> GIVEN PROBLEM: Copy only this: the line containing "Write a web", the line containing "var START_ANGLE = -144.3 * Math.PI / 180", and every line between them, exactly as written.

> RECORD SET:
- - - - -
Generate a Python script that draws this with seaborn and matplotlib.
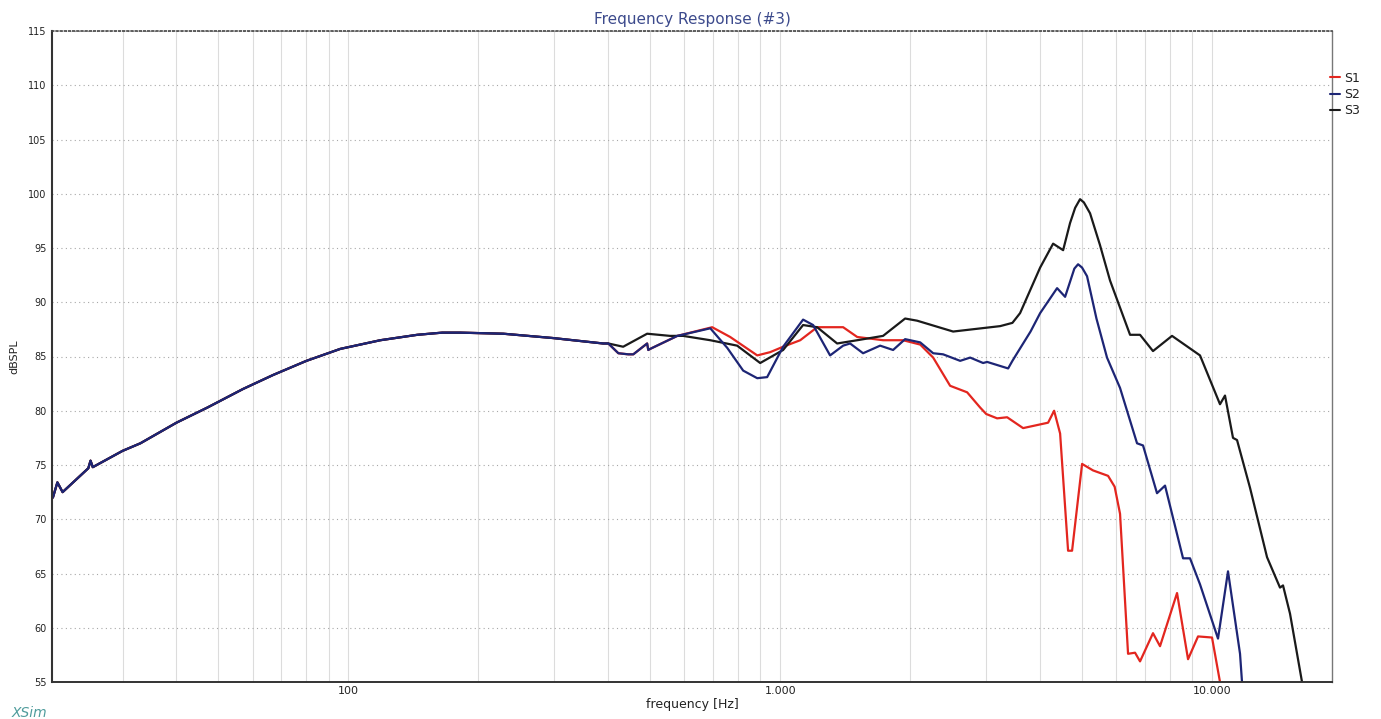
- - - - -
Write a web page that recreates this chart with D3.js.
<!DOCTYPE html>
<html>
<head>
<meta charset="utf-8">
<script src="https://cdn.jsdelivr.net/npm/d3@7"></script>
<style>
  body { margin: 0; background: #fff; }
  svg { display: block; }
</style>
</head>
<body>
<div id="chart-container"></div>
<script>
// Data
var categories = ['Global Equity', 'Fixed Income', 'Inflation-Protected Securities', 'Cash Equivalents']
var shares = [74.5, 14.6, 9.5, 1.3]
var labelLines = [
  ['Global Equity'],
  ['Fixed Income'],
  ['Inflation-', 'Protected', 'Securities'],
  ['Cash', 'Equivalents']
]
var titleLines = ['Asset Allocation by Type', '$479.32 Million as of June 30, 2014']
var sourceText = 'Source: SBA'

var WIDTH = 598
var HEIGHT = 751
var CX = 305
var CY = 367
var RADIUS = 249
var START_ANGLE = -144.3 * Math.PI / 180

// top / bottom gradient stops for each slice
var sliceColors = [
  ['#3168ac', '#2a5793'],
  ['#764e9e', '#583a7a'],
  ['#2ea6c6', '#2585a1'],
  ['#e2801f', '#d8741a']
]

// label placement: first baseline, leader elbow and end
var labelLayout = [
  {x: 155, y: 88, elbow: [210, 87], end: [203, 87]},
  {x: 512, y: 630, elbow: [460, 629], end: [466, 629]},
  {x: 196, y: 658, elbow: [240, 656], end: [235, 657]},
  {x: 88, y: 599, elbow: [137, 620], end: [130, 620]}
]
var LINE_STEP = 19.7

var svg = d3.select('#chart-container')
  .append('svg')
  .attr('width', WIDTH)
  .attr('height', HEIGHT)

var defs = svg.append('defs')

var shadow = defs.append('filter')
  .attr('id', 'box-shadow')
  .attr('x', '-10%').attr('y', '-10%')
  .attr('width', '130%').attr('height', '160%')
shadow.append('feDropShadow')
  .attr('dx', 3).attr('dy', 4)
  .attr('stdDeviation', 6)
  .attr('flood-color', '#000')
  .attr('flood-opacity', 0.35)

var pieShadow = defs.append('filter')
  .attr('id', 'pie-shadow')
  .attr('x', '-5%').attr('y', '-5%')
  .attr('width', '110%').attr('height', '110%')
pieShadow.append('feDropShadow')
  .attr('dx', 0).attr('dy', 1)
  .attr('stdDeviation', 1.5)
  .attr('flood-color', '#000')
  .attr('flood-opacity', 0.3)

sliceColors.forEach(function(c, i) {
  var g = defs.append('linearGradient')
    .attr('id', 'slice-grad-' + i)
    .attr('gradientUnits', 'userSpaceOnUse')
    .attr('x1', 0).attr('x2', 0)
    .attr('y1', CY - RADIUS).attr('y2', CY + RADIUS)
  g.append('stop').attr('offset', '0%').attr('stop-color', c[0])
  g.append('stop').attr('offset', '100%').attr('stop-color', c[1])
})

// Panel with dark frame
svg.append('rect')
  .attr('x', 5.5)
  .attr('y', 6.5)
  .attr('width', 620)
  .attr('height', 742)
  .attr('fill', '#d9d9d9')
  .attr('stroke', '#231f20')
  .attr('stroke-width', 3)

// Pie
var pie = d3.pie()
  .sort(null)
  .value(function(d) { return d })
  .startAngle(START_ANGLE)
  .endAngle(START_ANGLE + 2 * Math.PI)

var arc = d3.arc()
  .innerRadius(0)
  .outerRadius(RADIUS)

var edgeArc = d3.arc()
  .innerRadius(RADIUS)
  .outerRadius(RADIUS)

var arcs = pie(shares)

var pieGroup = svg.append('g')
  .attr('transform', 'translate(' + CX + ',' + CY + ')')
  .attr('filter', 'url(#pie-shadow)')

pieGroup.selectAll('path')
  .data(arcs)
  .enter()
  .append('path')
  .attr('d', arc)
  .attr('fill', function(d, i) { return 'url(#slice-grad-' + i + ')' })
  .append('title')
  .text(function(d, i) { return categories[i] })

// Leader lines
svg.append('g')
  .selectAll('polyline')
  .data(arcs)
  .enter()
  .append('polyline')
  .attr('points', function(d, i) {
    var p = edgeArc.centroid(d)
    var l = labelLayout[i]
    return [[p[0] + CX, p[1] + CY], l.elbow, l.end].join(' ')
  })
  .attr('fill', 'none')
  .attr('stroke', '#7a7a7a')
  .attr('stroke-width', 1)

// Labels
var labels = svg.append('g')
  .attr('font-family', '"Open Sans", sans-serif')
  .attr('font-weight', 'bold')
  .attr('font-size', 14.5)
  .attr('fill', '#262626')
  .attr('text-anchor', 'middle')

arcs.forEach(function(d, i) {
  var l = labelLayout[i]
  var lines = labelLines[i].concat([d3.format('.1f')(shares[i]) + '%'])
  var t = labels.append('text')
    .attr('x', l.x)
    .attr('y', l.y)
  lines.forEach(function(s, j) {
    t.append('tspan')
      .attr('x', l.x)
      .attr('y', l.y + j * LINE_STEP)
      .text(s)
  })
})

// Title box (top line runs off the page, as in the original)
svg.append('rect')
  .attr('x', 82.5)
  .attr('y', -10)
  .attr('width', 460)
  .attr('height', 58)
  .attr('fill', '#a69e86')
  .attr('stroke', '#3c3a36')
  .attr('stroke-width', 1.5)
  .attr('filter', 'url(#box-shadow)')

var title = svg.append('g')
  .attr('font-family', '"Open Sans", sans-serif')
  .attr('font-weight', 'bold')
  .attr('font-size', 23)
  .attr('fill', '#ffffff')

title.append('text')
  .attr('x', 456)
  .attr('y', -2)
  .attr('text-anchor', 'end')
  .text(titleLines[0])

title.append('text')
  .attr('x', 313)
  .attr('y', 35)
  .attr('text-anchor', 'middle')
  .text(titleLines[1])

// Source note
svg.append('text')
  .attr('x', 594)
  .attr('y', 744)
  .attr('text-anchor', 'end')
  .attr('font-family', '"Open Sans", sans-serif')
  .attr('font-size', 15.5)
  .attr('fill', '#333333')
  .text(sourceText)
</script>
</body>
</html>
- - - - -
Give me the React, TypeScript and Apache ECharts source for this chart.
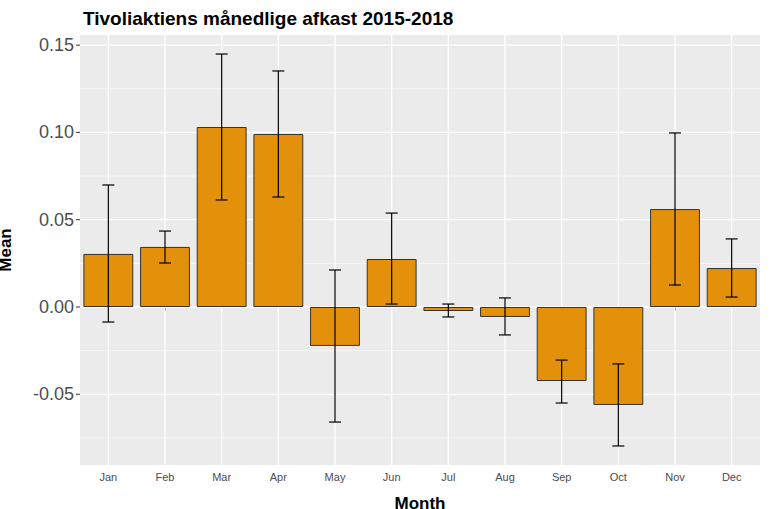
- - - - -
> CORRECT OUTPUT:
Write a web page that recreates this chart with D3.js.
<!DOCTYPE html>
<html>
<head>
<meta charset="utf-8">
<script src="https://cdn.jsdelivr.net/npm/d3@7"></script>
<style>
  body { margin: 0; background: #fff; }
  svg { display: block; }
</style>
</head>
<body>
<div id="chart-container"></div>
<script>
// Data
var categories = ['Global Equity', 'Fixed Income', 'Inflation-Protected Securities', 'Cash Equivalents']
var shares = [74.5, 14.6, 9.5, 1.3]
var labelLines = [
  ['Global Equity'],
  ['Fixed Income'],
  ['Inflation-', 'Protected', 'Securities'],
  ['Cash', 'Equivalents']
]
var titleLines = ['Asset Allocation by Type', '$479.32 Million as of June 30, 2014']
var sourceText = 'Source: SBA'

var WIDTH = 598
var HEIGHT = 751
var CX = 305
var CY = 367
var RADIUS = 249
var START_ANGLE = -144.3 * Math.PI / 180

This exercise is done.